------ DATASET SECTION

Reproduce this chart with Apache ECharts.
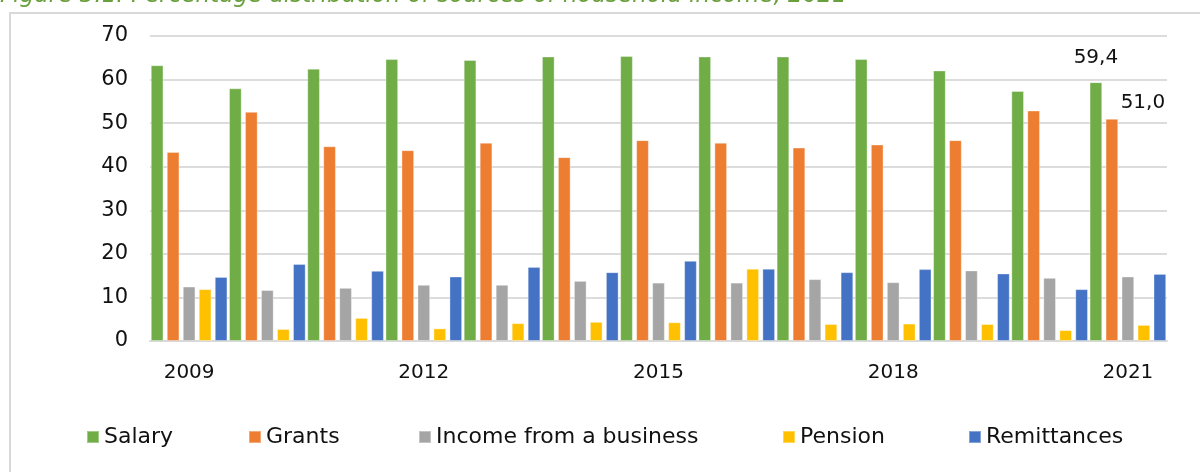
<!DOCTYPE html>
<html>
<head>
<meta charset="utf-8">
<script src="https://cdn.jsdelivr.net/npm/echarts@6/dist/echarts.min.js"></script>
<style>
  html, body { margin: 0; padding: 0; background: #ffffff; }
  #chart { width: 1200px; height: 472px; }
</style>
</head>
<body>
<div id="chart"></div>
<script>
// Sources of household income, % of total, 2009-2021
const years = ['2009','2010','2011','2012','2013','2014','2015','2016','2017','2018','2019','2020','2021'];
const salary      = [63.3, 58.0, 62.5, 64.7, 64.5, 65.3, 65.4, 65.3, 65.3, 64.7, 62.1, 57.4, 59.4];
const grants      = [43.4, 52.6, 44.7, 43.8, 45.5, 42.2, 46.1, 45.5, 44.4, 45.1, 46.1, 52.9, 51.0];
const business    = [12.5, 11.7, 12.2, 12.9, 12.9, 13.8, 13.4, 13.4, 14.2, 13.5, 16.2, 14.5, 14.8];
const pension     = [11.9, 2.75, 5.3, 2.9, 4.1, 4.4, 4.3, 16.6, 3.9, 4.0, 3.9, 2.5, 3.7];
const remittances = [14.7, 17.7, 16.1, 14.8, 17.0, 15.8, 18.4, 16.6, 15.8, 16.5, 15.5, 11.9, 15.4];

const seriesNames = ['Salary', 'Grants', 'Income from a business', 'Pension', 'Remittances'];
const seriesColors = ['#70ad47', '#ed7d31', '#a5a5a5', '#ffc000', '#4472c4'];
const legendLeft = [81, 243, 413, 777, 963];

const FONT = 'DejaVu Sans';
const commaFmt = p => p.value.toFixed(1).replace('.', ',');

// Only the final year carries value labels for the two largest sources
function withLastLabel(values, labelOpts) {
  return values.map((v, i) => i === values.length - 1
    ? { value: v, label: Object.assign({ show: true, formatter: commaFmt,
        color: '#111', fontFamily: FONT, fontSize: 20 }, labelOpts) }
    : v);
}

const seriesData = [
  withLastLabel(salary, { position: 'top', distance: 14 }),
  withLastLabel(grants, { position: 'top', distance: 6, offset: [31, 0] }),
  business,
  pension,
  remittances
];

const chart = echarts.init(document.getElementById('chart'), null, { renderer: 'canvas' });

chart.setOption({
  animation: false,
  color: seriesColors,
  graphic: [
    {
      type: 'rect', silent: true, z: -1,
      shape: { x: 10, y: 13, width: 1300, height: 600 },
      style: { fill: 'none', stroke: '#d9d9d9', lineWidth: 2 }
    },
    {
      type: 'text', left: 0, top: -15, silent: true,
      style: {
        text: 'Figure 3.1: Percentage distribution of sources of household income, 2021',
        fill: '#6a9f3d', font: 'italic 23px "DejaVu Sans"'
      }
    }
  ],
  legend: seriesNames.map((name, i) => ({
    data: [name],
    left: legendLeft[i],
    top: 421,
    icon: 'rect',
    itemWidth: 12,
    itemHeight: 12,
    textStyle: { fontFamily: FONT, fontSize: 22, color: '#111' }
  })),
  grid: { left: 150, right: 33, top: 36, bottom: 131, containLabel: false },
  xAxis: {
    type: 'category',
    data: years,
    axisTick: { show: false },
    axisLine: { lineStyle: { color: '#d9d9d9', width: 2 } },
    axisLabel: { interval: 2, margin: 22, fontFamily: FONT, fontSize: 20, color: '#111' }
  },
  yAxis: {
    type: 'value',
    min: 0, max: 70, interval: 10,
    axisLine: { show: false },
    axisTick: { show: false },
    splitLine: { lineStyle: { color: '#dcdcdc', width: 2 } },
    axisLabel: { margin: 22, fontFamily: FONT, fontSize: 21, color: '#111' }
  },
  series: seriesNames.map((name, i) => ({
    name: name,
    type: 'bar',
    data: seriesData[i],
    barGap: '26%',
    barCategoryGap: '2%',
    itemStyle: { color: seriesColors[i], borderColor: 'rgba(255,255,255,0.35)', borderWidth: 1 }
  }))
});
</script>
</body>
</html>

------------

Return, unchanged, the lines from the first line of the material through the line that holds "const commaFmt = p", inclusive, omitting pictures.

_ANSWER TO THE EXERCISE_
Reproduce this chart with Apache ECharts.
<!DOCTYPE html>
<html>
<head>
<meta charset="utf-8">
<script src="https://cdn.jsdelivr.net/npm/echarts@6/dist/echarts.min.js"></script>
<style>
  html, body { margin: 0; padding: 0; background: #ffffff; }
  #chart { width: 1200px; height: 472px; }
</style>
</head>
<body>
<div id="chart"></div>
<script>
// Sources of household income, % of total, 2009-2021
const years = ['2009','2010','2011','2012','2013','2014','2015','2016','2017','2018','2019','2020','2021'];
const salary      = [63.3, 58.0, 62.5, 64.7, 64.5, 65.3, 65.4, 65.3, 65.3, 64.7, 62.1, 57.4, 59.4];
const grants      = [43.4, 52.6, 44.7, 43.8, 45.5, 42.2, 46.1, 45.5, 44.4, 45.1, 46.1, 52.9, 51.0];
const business    = [12.5, 11.7, 12.2, 12.9, 12.9, 13.8, 13.4, 13.4, 14.2, 13.5, 16.2, 14.5, 14.8];
const pension     = [11.9, 2.75, 5.3, 2.9, 4.1, 4.4, 4.3, 16.6, 3.9, 4.0, 3.9, 2.5, 3.7];
const remittances = [14.7, 17.7, 16.1, 14.8, 17.0, 15.8, 18.4, 16.6, 15.8, 16.5, 15.5, 11.9, 15.4];

const seriesNames = ['Salary', 'Grants', 'Income from a business', 'Pension', 'Remittances'];
const seriesColors = ['#70ad47', '#ed7d31', '#a5a5a5', '#ffc000', '#4472c4'];
const legendLeft = [81, 243, 413, 777, 963];

const FONT = 'DejaVu Sans';
const commaFmt = p => p.value.toFixed(1).replace('.', ',');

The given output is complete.